Still, the sheer number of Polish Jews--Warsaw alone was home to almost 400,000--created difficulties that the Germans had not faced before. What should be done with the Polish Jews? Acknowledging that "it is obvious that the tasks ahead cannot be laid down from here in full detail," Reinhard Heydrich's September 21 dispatch from Berlin was intended nonetheless to be an important part of the answer to that question.
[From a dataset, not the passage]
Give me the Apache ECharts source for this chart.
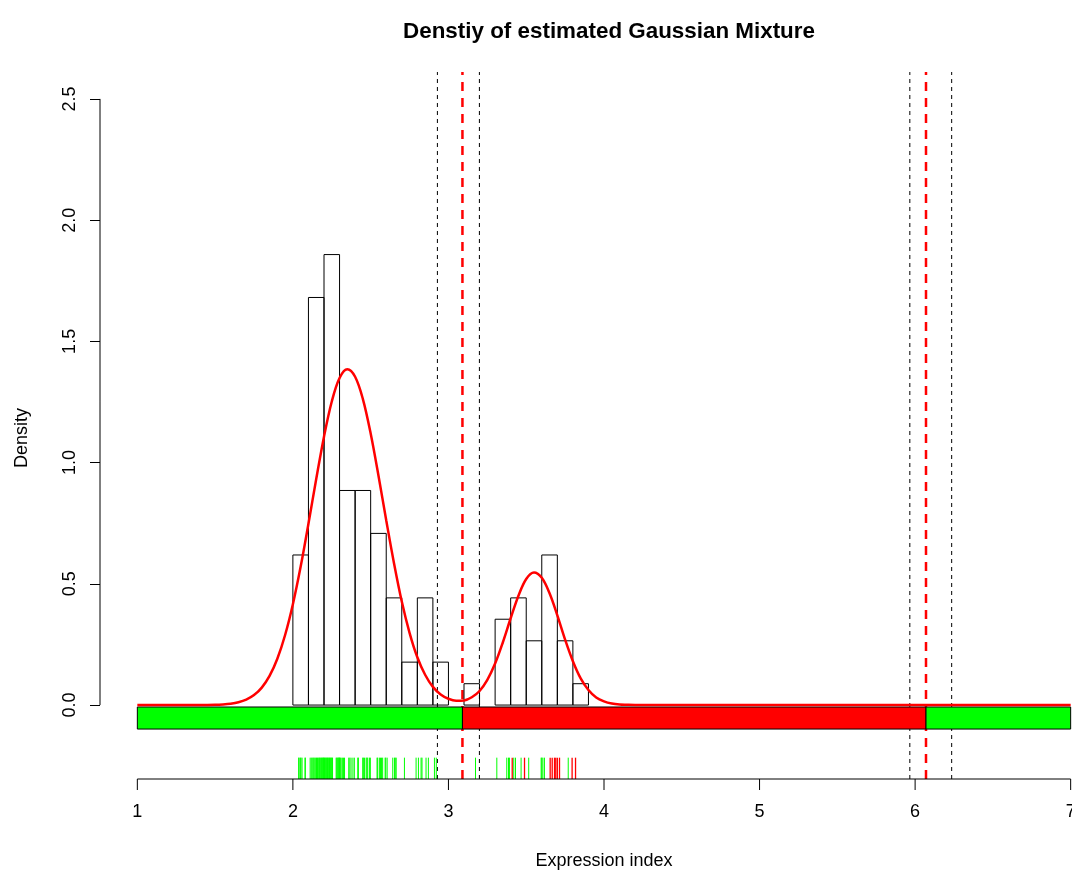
<!DOCTYPE html>
<html>
<head>
<meta charset="utf-8">
<script src="https://cdn.jsdelivr.net/npm/echarts@6/dist/echarts.min.js"></script>
<style>
html,body{margin:0;padding:0;background:#fff;}
#c{width:1072px;height:871px;}
</style>
</head>
<body>
<div id="c"></div>
<script>
// ---------- data ----------
var xTicks = [1, 2, 3, 4, 5, 6, 7];
var yTicks = [0, 0.5, 1, 1.5, 2, 2.5];

// histogram bins (left edge, right edge) and density heights
var binStart = [2.0,2.1,2.2,2.3,2.4,2.5,2.6,2.7,2.8,2.9,3.0,3.1,3.2,3.3,3.4,3.5,3.6,3.7,3.8];
var binEnd   = [2.1,2.2,2.3,2.4,2.5,2.6,2.7,2.8,2.9,3.0,3.1,3.2,3.3,3.4,3.5,3.6,3.7,3.8,3.9];
var binDensity = [0.619,1.681,1.858,0.885,0.885,0.708,0.442,0.177,0.442,0.177,0,0.088,0,0.354,0.442,0.265,0.619,0.265,0.088];

// estimated mixture density curve (x, density)
var curveX = [1.0,1.4,1.5,1.55,1.6,1.65,1.7,1.75,1.8,1.85,1.9,1.95,2.0,2.05,2.1,2.15,2.2,2.25,2.3,2.35,2.4,2.45,2.5,2.55,2.6,2.65,2.7,2.75,2.8,2.85,2.9,2.95,3.0,3.05,3.1,3.15,3.2,3.25,3.3,3.35,3.4,3.45,3.5,3.55,3.6,3.65,3.7,3.75,3.8,3.85,3.9,3.95,4.0,4.05,4.1,4.15,4.2,4.3,7.0];
var curveY = [0,0.0003,0.0012,0.0027,0.0057,0.0116,0.0223,0.041,0.072,0.120,0.191,0.289,0.416,0.571,0.748,0.932,1.107,1.252,1.349,1.385,1.354,1.262,1.120,0.947,0.762,0.585,0.427,0.298,0.197,0.125,0.075,0.044,0.026,0.018,0.019,0.032,0.058,0.104,0.171,0.259,0.358,0.451,0.520,0.547,0.525,0.461,0.370,0.270,0.181,0.110,0.062,0.031,0.015,0.006,0.002,0.001,0.0003,0,0];

// classification band
var bandStart = [1, 3.09, 6.07];
var bandEnd   = [3.09, 6.07, 7];
var bandColor = ['#00FF00', '#FF0000', '#00FF00'];

// vertical reference lines
var blackDashX = [2.929, 3.199, 5.966, 6.235];
var redDashX = [3.09, 6.07];

// rug of observations
var rugGreen = [2.037,2.040,2.048,2.052,2.059,2.078,2.080,
  2.111,2.118,2.124,2.130,2.135,2.141,2.147,2.152,2.158,2.163,2.168,2.172,2.176,2.181,2.185,2.189,2.193,2.196,2.199,
  2.203,2.207,2.211,2.215,2.219,2.223,2.227,2.231,2.235,2.239,2.243,2.247,2.251,2.255,2.278,2.282,2.288,2.291,2.295,2.298,2.300,
  2.305,2.310,2.318,2.325,2.332,2.359,2.366,2.374,2.386,2.395,
  2.417,2.421,2.449,2.453,2.460,2.471,2.476,2.481,2.492,2.498,
  2.541,2.545,2.556,2.563,2.570,2.577,2.593,2.597,
  2.606,2.642,2.653,2.658,2.664,
  2.717,2.792,
  2.807,2.824,2.830,2.856,2.871,
  2.910,2.922,
  3.174,
  3.311,3.375,3.386,3.392,
  3.42,3.431,3.467,
  3.516,3.596,3.600,
  3.607,3.617,
  3.770];
var rugRed = [3.410,3.489,3.654,3.667,3.682,3.690,3.700,3.714,3.795,3.817];

// ---------- chart ----------
var FONT = 'Liberation Sans, Arial, Helvetica, sans-serif';
var Y_BOTTOM = -0.305, Y_TOP = 2.611;
var RUG_TOP = -0.217;
var BAND_LOW = -0.099, BAND_HIGH = -0.008;
var X_TICK_LEN = 11;

var histData = binStart.map(function (s, i) { return [s, binEnd[i], binDensity[i]]; });
var curveData = curveX.map(function (x, i) { return [x, curveY[i]]; });
var bandData = bandStart.map(function (s, i) { return [s, bandEnd[i], i]; });

function vlineSeries(xs, y0, y1, color, width, dash, z) {
  return {
    type: 'custom', z: z, silent: true,
    data: xs.map(function (x) { return [x, y0]; }),
    encode: { x: 0, y: 1 },
    renderItem: function (params, api) {
      var a = api.coord([api.value(0), y0]);
      var b = api.coord([api.value(0), y1]);
      return { type: 'line', shape: { x1: a[0], y1: a[1], x2: b[0], y2: b[1] },
        style: { stroke: color, lineWidth: width, lineDash: dash } };
    }
  };
}

var chart = echarts.init(document.getElementById('c'), null, { renderer: 'canvas', width: 1072, height: 871 });
chart.setOption({
  animation: false,
  backgroundColor: '#ffffff',
  title: {
    text: 'Denstiy of estimated Gaussian Mixture',
    left: 604, top: 16, textAlign: 'center',
    textStyle: { fontFamily: FONT, fontWeight: 'bold', fontSize: 22.4, color: '#000' }
  },
  grid: { left: 100, right: -36, top: 72, bottom: 92, containLabel: false, outerBoundsMode: 'none' },
  xAxis: {
    type: 'value', min: 0.76, max: 7.24,
    axisLine: { show: false }, splitLine: { show: false },
    axisTick: { show: false },
    axisLabel: { customValues: xTicks, margin: 24, fontSize: 18, color: '#000', fontFamily: FONT },
    name: 'Expression index', nameLocation: 'middle', nameGap: 73,
    nameTextStyle: { fontSize: 18, color: '#000', fontFamily: FONT }
  },
  yAxis: {
    type: 'value', min: Y_BOTTOM, max: Y_TOP,
    axisLine: { show: false }, splitLine: { show: false },
    axisTick: { show: true, length: 10, customValues: yTicks, lineStyle: { color: '#000', width: 1 } },
    axisLabel: { customValues: yTicks, rotate: 90, margin: 21, fontSize: 18, color: '#000', fontFamily: FONT,
      formatter: function (v) { return Number(v).toFixed(1); } }
  },
  graphic: [{
    type: 'text', x: 22, y: 438, rotation: Math.PI / 2,
    style: { text: 'Density', fontSize: 18, fontFamily: FONT, fill: '#000', align: 'center', verticalAlign: 'middle' }
  }],
  series: [
    // axis lines (span only the tick range, as in the reference)
    { type: 'line', data: [[1, Y_BOTTOM], [7, Y_BOTTOM]], symbol: 'none', clip: false, silent: true,
      lineStyle: { color: '#000', width: 1 }, z: 6 },
    { type: 'line', data: [[0.76, 0], [0.76, 2.5]], symbol: 'none', clip: false, silent: true,
      lineStyle: { color: '#000', width: 1 }, z: 6 },
    // x-axis ticks
    {
      type: 'custom', z: 6, silent: true,
      data: xTicks.map(function (x) { return [x, Y_BOTTOM]; }), encode: { x: 0, y: 1 },
      renderItem: function (params, api) {
        var a = api.coord([api.value(0), Y_BOTTOM]);
        return { type: 'line', shape: { x1: a[0], y1: a[1], x2: a[0], y2: a[1] + X_TICK_LEN },
          style: { stroke: '#000', lineWidth: 1 } };
      }
    },
    vlineSeries(blackDashX, Y_BOTTOM, Y_TOP, '#000', 1, [4, 4], 1),
    vlineSeries(redDashX, Y_BOTTOM, Y_TOP, '#FF0000', 2.5, [9, 7], 1),
    // histogram
    {
      type: 'custom', z: 2, silent: true, data: histData, encode: { x: [0, 1], y: 2 },
      renderItem: function (params, api) {
        var h = api.value(2);
        if (!h) return null;
        var a = api.coord([api.value(0), h]);
        var b = api.coord([api.value(1), 0]);
        return { type: 'rect', shape: { x: a[0], y: a[1], width: b[0] - a[0], height: b[1] - a[1] },
          style: { fill: 'none', stroke: '#000', lineWidth: 1 } };
      }
    },
    // classification band
    {
      type: 'custom', z: 3, silent: true, data: bandData, encode: { x: [0, 1] },
      renderItem: function (params, api) {
        var a = api.coord([api.value(0), BAND_HIGH]);
        var b = api.coord([api.value(1), BAND_LOW]);
        return { type: 'rect', shape: { x: a[0], y: a[1], width: b[0] - a[0], height: b[1] - a[1] },
          style: { fill: bandColor[api.value(2)], stroke: '#000', lineWidth: 1 } };
      }
    },
    // rug
    vlineSeries(rugGreen, Y_BOTTOM, RUG_TOP, '#00FF00', 1, null, 4),
    vlineSeries(rugRed, Y_BOTTOM, RUG_TOP, '#FF0000', 1.3, null, 5),
    // mixture density curve
    { type: 'line', data: curveData, symbol: 'none', smooth: 0.35, clip: false, silent: true,
      lineStyle: { color: '#FF0000', width: 2.5 }, z: 7 }
  ]
});
</script>
</body>
</html>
While plans to ghettoize Polish Jewry were under way, other parts of the answer to the "Jewish question" were beginning to emerge, however dimly at the time, through Hitler's authorization of a so-called "euthanasia" program. The program targeted Germans who were physically or mentally disabled. During the winter of 1939-40, these "useless eaters" were being put to death at institutions in Germany and Austria that were equipped with gas chambers. Later, officials who worked for the euthanasia program would take their skills to such Nazi killing centers as Belzec, Sobibór, and Treblinka. There, Jews would be gassed by the tens of thousands.